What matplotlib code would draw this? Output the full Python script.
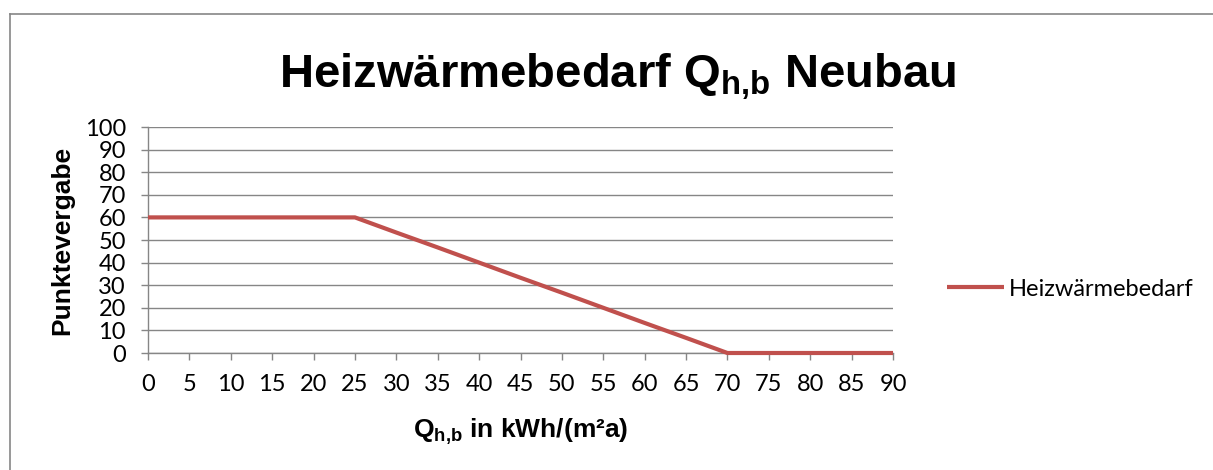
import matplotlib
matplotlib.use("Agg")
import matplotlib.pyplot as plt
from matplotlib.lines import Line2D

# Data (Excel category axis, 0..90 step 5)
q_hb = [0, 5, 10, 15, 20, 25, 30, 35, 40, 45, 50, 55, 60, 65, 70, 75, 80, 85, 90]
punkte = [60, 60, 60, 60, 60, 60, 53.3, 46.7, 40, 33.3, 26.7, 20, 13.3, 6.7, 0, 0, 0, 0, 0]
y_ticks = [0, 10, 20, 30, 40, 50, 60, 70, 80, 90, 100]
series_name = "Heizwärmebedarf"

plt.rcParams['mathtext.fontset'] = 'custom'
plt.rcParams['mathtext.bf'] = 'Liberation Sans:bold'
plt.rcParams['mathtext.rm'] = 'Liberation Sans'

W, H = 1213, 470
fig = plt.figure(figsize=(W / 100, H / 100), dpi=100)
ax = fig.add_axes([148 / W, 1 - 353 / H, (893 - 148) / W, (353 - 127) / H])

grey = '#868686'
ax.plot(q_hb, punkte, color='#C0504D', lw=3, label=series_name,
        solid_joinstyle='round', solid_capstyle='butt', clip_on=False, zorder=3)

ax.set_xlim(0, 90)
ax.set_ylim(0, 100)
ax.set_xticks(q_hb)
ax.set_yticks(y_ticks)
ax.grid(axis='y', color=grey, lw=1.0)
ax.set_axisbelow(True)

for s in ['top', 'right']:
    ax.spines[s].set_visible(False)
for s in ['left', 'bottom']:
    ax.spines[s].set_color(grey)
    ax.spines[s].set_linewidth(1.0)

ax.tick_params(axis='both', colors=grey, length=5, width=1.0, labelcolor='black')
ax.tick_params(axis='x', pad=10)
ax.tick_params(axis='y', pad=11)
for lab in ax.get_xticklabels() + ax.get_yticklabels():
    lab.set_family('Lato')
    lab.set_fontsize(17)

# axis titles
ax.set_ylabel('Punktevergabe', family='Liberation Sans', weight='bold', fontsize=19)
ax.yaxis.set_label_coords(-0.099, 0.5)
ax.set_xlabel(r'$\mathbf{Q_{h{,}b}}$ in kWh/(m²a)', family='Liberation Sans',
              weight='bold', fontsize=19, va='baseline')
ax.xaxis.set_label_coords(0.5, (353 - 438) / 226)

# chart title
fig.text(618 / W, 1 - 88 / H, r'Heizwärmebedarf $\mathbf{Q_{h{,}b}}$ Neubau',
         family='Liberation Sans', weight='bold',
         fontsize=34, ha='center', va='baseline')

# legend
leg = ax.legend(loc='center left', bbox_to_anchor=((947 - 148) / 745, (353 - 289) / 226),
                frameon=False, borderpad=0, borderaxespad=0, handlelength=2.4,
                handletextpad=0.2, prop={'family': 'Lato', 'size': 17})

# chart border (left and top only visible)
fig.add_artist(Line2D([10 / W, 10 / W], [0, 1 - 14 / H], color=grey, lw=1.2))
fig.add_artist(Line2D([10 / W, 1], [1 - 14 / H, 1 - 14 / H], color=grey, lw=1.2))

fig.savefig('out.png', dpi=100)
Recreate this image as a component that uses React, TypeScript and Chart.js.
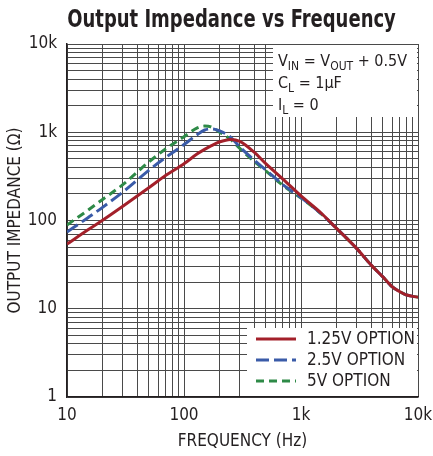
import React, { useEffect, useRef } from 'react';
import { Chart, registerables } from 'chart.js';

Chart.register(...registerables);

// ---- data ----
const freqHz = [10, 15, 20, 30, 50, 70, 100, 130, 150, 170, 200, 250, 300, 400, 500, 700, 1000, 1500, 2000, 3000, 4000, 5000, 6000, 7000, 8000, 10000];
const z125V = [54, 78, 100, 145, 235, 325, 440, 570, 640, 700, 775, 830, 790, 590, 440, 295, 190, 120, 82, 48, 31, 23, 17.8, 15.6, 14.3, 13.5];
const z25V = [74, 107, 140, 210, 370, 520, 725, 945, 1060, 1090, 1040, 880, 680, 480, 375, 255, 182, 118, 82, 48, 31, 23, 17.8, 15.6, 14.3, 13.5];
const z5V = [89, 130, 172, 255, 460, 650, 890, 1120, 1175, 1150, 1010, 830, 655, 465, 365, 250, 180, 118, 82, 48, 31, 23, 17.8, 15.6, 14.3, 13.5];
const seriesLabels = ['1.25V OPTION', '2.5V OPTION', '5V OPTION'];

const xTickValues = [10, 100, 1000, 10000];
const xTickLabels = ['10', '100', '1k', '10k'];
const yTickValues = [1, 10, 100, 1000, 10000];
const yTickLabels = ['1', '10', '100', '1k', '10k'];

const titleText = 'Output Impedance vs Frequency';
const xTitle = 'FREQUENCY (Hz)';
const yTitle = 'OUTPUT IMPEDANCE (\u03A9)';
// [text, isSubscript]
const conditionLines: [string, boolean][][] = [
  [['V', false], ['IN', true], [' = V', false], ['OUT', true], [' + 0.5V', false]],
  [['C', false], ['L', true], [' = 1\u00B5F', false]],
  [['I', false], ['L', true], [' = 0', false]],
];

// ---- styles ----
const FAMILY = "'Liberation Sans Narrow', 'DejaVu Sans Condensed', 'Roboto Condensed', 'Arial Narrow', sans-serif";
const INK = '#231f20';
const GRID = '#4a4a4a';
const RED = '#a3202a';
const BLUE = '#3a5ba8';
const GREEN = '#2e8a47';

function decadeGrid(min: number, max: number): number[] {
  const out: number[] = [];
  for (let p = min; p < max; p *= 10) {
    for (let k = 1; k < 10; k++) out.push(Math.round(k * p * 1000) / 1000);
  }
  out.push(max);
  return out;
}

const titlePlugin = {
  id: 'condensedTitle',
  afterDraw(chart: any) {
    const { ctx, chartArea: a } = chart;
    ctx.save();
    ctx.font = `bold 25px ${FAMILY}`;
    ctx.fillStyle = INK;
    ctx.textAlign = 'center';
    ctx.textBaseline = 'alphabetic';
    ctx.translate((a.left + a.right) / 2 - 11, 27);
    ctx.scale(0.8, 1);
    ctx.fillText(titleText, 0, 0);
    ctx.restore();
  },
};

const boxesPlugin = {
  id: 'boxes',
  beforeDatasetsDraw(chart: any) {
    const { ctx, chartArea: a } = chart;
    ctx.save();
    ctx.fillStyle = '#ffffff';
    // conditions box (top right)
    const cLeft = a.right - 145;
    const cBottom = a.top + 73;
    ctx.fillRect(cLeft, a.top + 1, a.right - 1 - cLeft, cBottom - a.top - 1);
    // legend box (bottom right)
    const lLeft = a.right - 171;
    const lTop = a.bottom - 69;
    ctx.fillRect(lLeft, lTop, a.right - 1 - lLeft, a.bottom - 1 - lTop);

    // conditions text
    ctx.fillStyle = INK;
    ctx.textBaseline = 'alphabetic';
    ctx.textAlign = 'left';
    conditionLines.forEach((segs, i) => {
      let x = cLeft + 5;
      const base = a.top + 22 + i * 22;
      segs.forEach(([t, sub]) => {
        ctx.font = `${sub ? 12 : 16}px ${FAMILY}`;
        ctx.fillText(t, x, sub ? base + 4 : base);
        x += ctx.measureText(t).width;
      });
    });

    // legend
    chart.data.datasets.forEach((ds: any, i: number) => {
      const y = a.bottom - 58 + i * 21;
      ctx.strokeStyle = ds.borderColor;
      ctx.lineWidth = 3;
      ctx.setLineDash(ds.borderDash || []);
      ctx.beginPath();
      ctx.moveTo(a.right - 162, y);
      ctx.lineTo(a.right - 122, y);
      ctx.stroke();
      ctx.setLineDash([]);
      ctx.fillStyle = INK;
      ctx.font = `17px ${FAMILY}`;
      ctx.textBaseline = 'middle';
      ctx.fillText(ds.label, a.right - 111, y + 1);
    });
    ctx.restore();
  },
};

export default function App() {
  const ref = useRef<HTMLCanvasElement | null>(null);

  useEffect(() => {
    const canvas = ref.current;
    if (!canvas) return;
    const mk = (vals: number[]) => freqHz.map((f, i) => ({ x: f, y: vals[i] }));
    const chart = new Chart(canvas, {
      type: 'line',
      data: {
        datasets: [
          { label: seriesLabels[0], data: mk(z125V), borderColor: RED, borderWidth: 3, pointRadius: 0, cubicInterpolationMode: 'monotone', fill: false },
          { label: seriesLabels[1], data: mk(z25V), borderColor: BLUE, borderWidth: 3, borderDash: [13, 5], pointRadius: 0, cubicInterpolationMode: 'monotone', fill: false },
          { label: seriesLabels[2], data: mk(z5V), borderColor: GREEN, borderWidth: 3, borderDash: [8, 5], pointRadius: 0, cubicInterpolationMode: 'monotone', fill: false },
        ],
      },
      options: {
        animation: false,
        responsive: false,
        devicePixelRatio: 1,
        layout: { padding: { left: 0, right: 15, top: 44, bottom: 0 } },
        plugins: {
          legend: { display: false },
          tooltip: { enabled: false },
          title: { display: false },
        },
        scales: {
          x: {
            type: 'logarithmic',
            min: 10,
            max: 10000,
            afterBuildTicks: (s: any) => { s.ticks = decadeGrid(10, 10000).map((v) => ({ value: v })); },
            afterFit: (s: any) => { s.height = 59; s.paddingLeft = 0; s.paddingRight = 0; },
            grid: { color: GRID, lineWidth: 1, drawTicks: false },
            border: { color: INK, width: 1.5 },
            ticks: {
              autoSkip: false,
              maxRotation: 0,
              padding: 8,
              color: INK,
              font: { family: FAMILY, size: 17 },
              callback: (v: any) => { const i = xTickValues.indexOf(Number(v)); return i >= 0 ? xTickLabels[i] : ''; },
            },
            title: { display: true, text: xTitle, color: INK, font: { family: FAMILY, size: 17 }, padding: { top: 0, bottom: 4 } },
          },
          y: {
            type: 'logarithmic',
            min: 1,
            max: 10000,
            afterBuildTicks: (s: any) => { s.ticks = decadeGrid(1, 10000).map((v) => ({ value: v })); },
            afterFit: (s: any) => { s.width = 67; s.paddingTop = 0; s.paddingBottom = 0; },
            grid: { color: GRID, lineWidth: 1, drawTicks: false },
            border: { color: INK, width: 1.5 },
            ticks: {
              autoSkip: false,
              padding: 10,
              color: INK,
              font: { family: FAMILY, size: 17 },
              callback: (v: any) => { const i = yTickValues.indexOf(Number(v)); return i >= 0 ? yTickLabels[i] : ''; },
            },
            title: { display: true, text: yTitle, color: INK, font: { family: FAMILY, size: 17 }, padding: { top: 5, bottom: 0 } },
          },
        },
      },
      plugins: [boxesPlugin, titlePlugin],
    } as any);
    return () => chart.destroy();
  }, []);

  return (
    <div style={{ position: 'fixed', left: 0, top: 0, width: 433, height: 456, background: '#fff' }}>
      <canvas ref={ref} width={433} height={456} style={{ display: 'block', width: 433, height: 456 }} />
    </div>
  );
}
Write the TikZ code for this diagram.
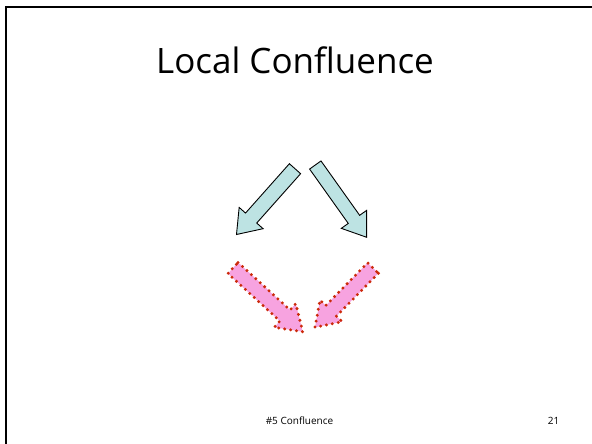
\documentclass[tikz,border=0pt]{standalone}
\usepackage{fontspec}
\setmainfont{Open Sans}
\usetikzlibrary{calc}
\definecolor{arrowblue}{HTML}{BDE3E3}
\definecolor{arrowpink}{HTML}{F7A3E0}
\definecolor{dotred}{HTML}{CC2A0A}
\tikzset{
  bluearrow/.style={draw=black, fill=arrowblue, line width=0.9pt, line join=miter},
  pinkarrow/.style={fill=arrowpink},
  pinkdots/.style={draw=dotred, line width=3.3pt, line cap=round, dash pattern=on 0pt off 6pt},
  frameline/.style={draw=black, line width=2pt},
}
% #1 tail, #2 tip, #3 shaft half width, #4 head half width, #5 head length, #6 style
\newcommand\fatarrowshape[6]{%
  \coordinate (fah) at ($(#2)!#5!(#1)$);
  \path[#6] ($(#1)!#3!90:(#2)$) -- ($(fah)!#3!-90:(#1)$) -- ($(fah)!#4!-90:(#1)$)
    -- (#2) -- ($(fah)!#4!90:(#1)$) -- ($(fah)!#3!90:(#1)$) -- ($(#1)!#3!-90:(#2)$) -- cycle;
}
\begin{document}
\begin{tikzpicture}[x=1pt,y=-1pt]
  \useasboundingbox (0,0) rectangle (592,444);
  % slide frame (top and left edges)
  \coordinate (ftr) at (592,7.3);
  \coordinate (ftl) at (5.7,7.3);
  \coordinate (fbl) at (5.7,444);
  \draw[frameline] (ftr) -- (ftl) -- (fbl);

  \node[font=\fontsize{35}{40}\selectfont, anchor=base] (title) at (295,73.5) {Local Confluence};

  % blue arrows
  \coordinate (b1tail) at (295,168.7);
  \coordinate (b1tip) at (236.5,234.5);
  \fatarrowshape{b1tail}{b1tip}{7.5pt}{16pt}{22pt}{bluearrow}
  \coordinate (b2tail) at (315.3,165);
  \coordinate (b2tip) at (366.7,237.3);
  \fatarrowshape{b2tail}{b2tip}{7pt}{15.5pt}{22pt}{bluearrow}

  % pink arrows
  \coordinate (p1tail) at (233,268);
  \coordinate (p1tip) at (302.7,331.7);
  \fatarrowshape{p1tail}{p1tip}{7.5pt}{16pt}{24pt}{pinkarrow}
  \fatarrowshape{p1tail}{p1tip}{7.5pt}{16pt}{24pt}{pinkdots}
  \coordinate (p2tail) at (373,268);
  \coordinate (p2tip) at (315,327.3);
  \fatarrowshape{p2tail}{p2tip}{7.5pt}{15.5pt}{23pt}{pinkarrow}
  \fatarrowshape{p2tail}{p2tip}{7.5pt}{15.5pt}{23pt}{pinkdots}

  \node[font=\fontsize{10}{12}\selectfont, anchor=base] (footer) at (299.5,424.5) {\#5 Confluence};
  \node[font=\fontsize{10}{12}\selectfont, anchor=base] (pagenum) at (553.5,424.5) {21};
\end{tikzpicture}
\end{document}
· · · · ·
#### [Task directions]
Reproduce exactly the run of lines that opens the listing and closes with the line holding "ax.set_axisbelow(True)". Pictures are excluded.

#### [The response]
What matplotlib code would draw this? Output the full Python script.
import matplotlib
matplotlib.use("Agg")
import matplotlib.pyplot as plt
from matplotlib.lines import Line2D

# Data (Excel category axis, 0..90 step 5)
q_hb = [0, 5, 10, 15, 20, 25, 30, 35, 40, 45, 50, 55, 60, 65, 70, 75, 80, 85, 90]
punkte = [60, 60, 60, 60, 60, 60, 53.3, 46.7, 40, 33.3, 26.7, 20, 13.3, 6.7, 0, 0, 0, 0, 0]
y_ticks = [0, 10, 20, 30, 40, 50, 60, 70, 80, 90, 100]
series_name = "Heizwärmebedarf"

plt.rcParams['mathtext.fontset'] = 'custom'
plt.rcParams['mathtext.bf'] = 'Liberation Sans:bold'
plt.rcParams['mathtext.rm'] = 'Liberation Sans'

W, H = 1213, 470
fig = plt.figure(figsize=(W / 100, H / 100), dpi=100)
ax = fig.add_axes([148 / W, 1 - 353 / H, (893 - 148) / W, (353 - 127) / H])

grey = '#868686'
ax.plot(q_hb, punkte, color='#C0504D', lw=3, label=series_name,
        solid_joinstyle='round', solid_capstyle='butt', clip_on=False, zorder=3)

ax.set_xlim(0, 90)
ax.set_ylim(0, 100)
ax.set_xticks(q_hb)
ax.set_yticks(y_ticks)
ax.grid(axis='y', color=grey, lw=1.0)
ax.set_axisbelow(True)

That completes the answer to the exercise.